Only in the indie space do we see games like Pizza vs. Skeletons. Bright and humorous, as well as off-the-walls, it's a 2D action game that stars a 10-foot tall pizza. It has a knack for catching you off guard by design; delicately crafted to avoid the mechanical monotony so common in its space, it's an adventure that re-imagines what it is in almost every level. Sometimes you'll save puppies. Other times, you'll ski. Or butt heads with gigantic skulls. Or just bash skeletons because, hey, that's fun.
You just can't pitch this game to a major publisher. This will never be a blown-up, $60 retail title. It's too free-wheeling, too idealistic. It's too ... different.
I've had my paws all over a pre-release build for the last week or so, and I'm OK with saying that it's looking every bit as awesome as its name implies it will be. Sure, it might not have any ultra-familiar trappings to draw connections to, but that's kind of the point: this thing is bananas, man. It's as far-out as a quasar.
Take the mechanics, for example. In the game, you control a house-sized pizza that can roll, stomp, and jump. Rolling requires a simple tilt of the device. Tap the screen and the pizza jumps. Tap again while in the air and the pizza unleashes a devastating stomp.
Rolling automatically obliterates enemies into plumes of grave dust -- provided they aren't hoisting an over-sized, pizza-skewing spear in front of their bodies. If this is the case, a physics-bending jump and stomp will do the trick. As you play, you'll start running into a few enemies that twist this basic combat model. There's a flying skeleton that requires a bit more touch, as well as other minor iterations on this specific idea.
If that was the game, I'd still be as into it since, you know, you'll be controlling a giant, grimacing pizza on a quest to kill all the skeletons ever. But that's not all there is. Pizza vs. Skeletons is like a conga line of levels and different systems, each one bolting onto the back of the last and making the stream stronger and crazier.
In the first chapter, you'll be introduced to a skiing mini-game that doesn't task you with killing. Instead, the objective is to hit the ramps perfectly in order to collect the most currency possible. Later, you'll be balancing the pizza on the top of a huge skull while crossing a pit of spikes, pummeling telltale Angry Birds structures into oblivion, or even bouncing on rocks in a timed adventure that has you knocking skulls off of the tiny platform you'll be forced to work with.
There's a lot more, and I won't spoil it all. I will say, though, that nothing I've been doing is striking me as particularly interesting. Everything in the game exists in the service of fun, kinda like a Rock Band. You're just playing to act out weird power fantasies, and that's cool.

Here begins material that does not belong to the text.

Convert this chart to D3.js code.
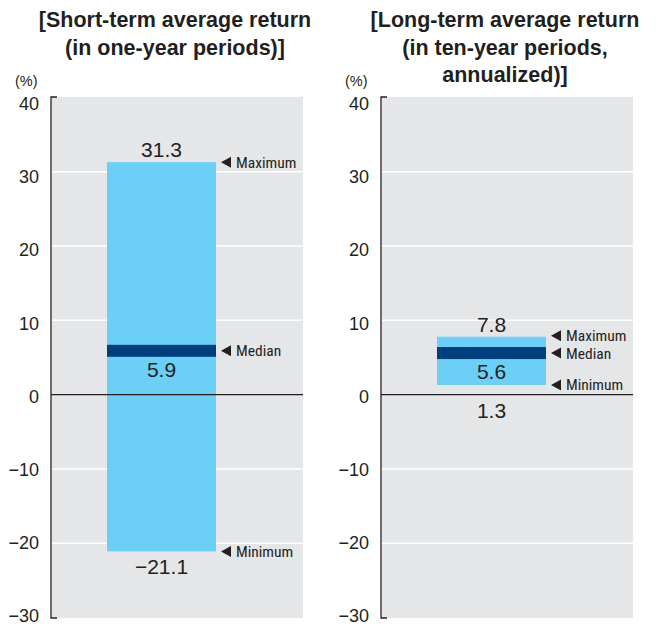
<!DOCTYPE html>
<html><head><meta charset="utf-8">
<script src="https://cdn.jsdelivr.net/npm/d3@7"></script>
<style>
body{margin:0;background:#fff;}
svg{display:block;}
</style></head>
<body>
<svg id="chart" width="658" height="624"></svg>
<script>
const panels = ["short", "long"];
const titles = [
  ["[Short-term average return", "(in one-year periods)]"],
  ["[Long-term average return", "(in ten-year periods,", "annualized)]"]
];
const maxValues = [31.3, 7.8];
const medianValues = [5.9, 5.6];
const minValues = [-21.1, 1.3];
const tickValues = [40, 30, 20, 10, 0, -10, -20, -30];
const annotationLabels = ["Maximum", "Median", "Minimum"];

const svg = d3.select("#chart");
const fontMain = "Helvetica, Arial, 'Liberation Sans', sans-serif";
const fontNarrow = "'Liberation Sans Narrow', 'Arial Narrow', 'Roboto Condensed', Arial, sans-serif";

const y = d3.scaleLinear().domain([-30, 40]).range([617.5, 97.5]);
// tick labels in the reference sit on a slightly tighter spacing than the gridlines
const yLabel = d3.scaleLinear().domain([-30, 40]).range([615.7, 104]);

const layout = [
  {axisX: 51, plotRight: 303, barX0: 107, barX1: 216, titleX: 175, titleY: 27},
  {axisX: 381, plotRight: 633, barX0: 437, barX1: 546, titleX: 505, titleY: 27}
];

function fmt(v){ return (v < 0 ? "\u2212" : "") + Math.abs(v).toFixed(Number.isInteger(v) ? 0 : 1); }

panels.forEach((p, i) => {
  const L = layout[i];
  const g = svg.append("g");

  // title
  const t = g.append("text").attr("text-anchor", "middle")
    .attr("font-family", fontMain).attr("font-weight", "bold").attr("font-size", 21.5)
    .attr("fill", "#231f20");
  titles[i].forEach((line, k) => {
    t.append("tspan").attr("x", L.titleX).attr("y", L.titleY + k * 27.5).text(line);
  });

  // background
  g.append("rect").attr("x", L.axisX + 1).attr("y", y(40) - 0.5)
    .attr("width", L.plotRight - L.axisX - 1).attr("height", y(-30) - y(40) + 1)
    .attr("fill", "#e5e6e8");

  // gridlines
  g.selectAll(".grid").data(tickValues.filter(v => v !== 0 && v !== 40 && v !== -30))
    .enter().append("line")
    .attr("x1", L.axisX + 1).attr("x2", L.plotRight)
    .attr("y1", d => y(d)).attr("y2", d => y(d))
    .attr("stroke", "#fff").attr("stroke-width", 1.5);

  // bar
  g.append("rect").attr("x", L.barX0).attr("width", L.barX1 - L.barX0)
    .attr("y", y(maxValues[i])).attr("height", y(minValues[i]) - y(maxValues[i]))
    .attr("fill", "#6bcff6");
  // median band
  g.append("rect").attr("x", L.barX0).attr("width", L.barX1 - L.barX0)
    .attr("y", y(medianValues[i]) - 6).attr("height", 12)
    .attr("fill", "#003f7e");

  // zero line
  g.append("line").attr("x1", L.axisX).attr("x2", L.plotRight)
    .attr("y1", y(0)).attr("y2", y(0)).attr("stroke", "#231f20").attr("stroke-width", 1.2);

  // axis labels
  const axis = d3.axisLeft(yLabel).tickValues(tickValues).tickSize(0).tickPadding(12)
    .tickFormat(fmt);
  const ag = g.append("g").attr("transform", `translate(${L.axisX},0)`).call(axis);
  ag.select(".domain").remove();
  ag.selectAll("text").attr("font-family", fontMain).attr("font-size", 18).attr("fill", "#231f20");
  // axis line with end ticks
  g.append("path")
    .attr("d", `M${L.axisX + 6},${y(40) - 0.5}H${L.axisX}V${y(-30) + 0.5}H${L.axisX + 6}`)
    .attr("fill", "none").attr("stroke", "#231f20").attr("stroke-width", 1.3);

  // (%)
  g.append("text").attr("x", L.axisX - 36).attr("y", 86)
    .attr("font-family", fontMain).attr("font-size", 14.5).attr("fill", "#231f20").text("(%)");

  // value labels
  const cx = (L.barX0 + L.barX1) / 2;
  const vl = g.append("g").attr("font-family", fontMain).attr("font-size", 21)
    .attr("fill", "#231f20").attr("text-anchor", "middle");
  vl.append("text").attr("x", cx).attr("y", y(maxValues[i]) - 5).text(fmt(maxValues[i]));
  vl.append("text").attr("x", cx).attr("y", y(medianValues[i]) + 26).text(fmt(medianValues[i]));
  vl.append("text").attr("x", cx).attr("y", (i === 0 ? y(minValues[i]) : y(0)) + 23).text(fmt(minValues[i]));

  // annotations
  const annY = [y(maxValues[i]) - (i === 1 ? 1 : 0), y(medianValues[i]), y(minValues[i])];
  const ag2 = g.append("g");
  annotationLabels.forEach((lab, k) => {
    const ay = annY[k];
    const ax = L.barX1 + 5;
    ag2.append("path").attr("d", `M${ax},${ay}L${ax + 10},${ay - 5.5}L${ax + 10},${ay + 5.5}Z`)
      .attr("fill", "#231f20");
    ag2.append("text").attr("x", ax + 15).attr("y", ay + 5.5)
      .attr("font-family", fontNarrow).attr("font-size", 15.5).attr("fill", "#231f20").text(lab);
  });
});
</script>
</body></html>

Also, while there's a level of schizophrenia inherent in this kind of design, Riverman ties all of the bits and bobs together into a coherent whole; the sound design is as kooky as the game, and the art direction? It's like something Tim Burton would do if he could (a) draw and (b) chill out every once in a while. The game is bent, but lightly so; its style and its tone fits well with the oodles of off-the-wall content.

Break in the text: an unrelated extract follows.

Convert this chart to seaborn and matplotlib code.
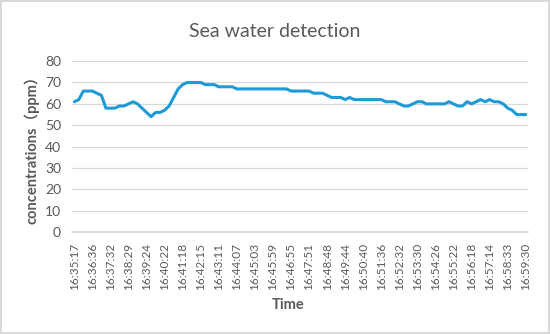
import numpy as np
import pandas as pd
import matplotlib.pyplot as plt
import seaborn as sns

# concentration readings (ppm), one per sample
ppm = [61, 62, 66, 66, 66, 65, 64, 58, 58, 58,
       59, 59, 60, 61, 60, 58, 56, 54, 56, 56,
       57, 59, 63, 67, 69, 70, 70, 70, 70, 69,
       69, 69, 68, 68, 68, 68, 67, 67, 67, 67,
       67, 67, 67, 67, 67, 67, 67, 67, 66, 66,
       66, 66, 66, 65, 65, 65, 64, 63, 63, 63,
       62, 63, 62, 62, 62, 62, 62, 62, 62, 61,
       61, 61, 60, 59, 59, 60, 61, 61, 60, 60,
       60, 60, 60, 61, 60, 59, 59, 61, 60, 61,
       62, 61, 62, 61, 61, 60, 58, 57, 55, 55,
       55]

# time labels shown on the category axis (every 4th sample)
time_labels = ["16:35:17", "16:36:36", "16:37:32", "16:38:29", "16:39:24",
               "16:40:22", "16:41:18", "16:42:15", "16:43:11", "16:44:07",
               "16:45:03", "16:45:59", "16:46:55", "16:47:51", "16:48:48",
               "16:49:44", "16:50:40", "16:51:36", "16:52:32", "16:53:30",
               "16:54:26", "16:55:22", "16:56:18", "16:57:14", "16:58:33",
               "16:59:30"]
label_step = 4

df = pd.DataFrame({"sample": np.arange(len(ppm)), "ppm": ppm})

sns.set_theme(style="white")
plt.rcParams["font.family"] = ["Lato", "Noto Sans CJK SC", "DejaVu Sans"]
grey = "#595959"

fig = plt.figure(figsize=(5.5, 3.34), dpi=100)
fig.patch.set_edgecolor("#d9d9d9")
fig.patch.set_linewidth(1.5)
ax = fig.add_axes([0.131, 0.305, 0.829, 0.512])

sns.lineplot(data=df, x="sample", y="ppm", ax=ax, color="#1f9ad8", linewidth=2.2)

ax.set_ylim(0, 80)
ax.set_yticks(range(0, 81, 10))
ax.set_xlim(-0.5, len(ppm) - 0.5)
ax.set_xticks(np.arange(0, len(ppm), label_step))
ax.set_xticklabels(time_labels, rotation=90)
ax.grid(axis="y", color="#d9d9d9", linewidth=0.9)
for s in ["top", "right", "left"]:
    ax.spines[s].set_visible(False)
ax.spines["bottom"].set_color("#d9d9d9")
ax.tick_params(axis="both", colors=grey, length=0)
ax.tick_params(axis="x", labelsize=8.5, pad=8)
ax.tick_params(axis="y", labelsize=10, pad=8)

ax.set_xlabel("Time", fontsize=10.5, fontweight="bold", color=grey)
ax.xaxis.set_label_coords(0.474, -0.385)
ax.set_ylabel("concentrations（ppm）", fontsize=10.5, fontweight="bold", color=grey)
fig.text(0.5, 1 - 37 / 334, "Sea water detection", fontsize=14, color=grey,
         ha="center", va="baseline")

plt.savefig("out.png", dpi=100)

There's a good story about this game's design in this week's show. Riverman is composed of two brothers, Jacob and Paul Stevens. Jacob, the art dude, dreamt up the scenarios. Paul, the programmer, then had to figure out a way to not only make it work technically, but also make them fun.
The prototyping phase took awhile and the duo had a lot of back and forths on the subject of dreams vs. the reality of having to make solid, fun-to-play content within the technical parameters of the game.
"There are a few levels that have the theme of your sort of crushing a structure in a way like how you fling birds in Angry Birds at something and destroy it. We thought could we make that fun as a pizza? Well, if you actually physically control your character and just crush, say, the Great Pyramids, that could be interesting." Paul told us earlier this week.
Another fun thing that comes hand-in-hand with the conceit of driving around a huge pizza is topping customization. As you beat levels, you earn currency which can be dropped into extra vegetables or meats, new faces, new glasses, and even hats. Each is lovingly animated, and most are pretty hilarious. I'll go on record here and say that nothing comes close to being as cool as a 10-foot tall pizza with a top hat.
I've held back my progression in the game so I wouldn't get too review-y in this, but I think it's pretty obvious that I'll be embracing the game with open arms when it hits a little later this month on the 16th. We'll be bringing you more around that time, too.
For now, though, keep your eyes on this and Riverman. The studio has never attempted a game this ambitious, this out-of-the-mold, and it seems like it has hit a new stride in the process. I'm excited, and I think you should be, too.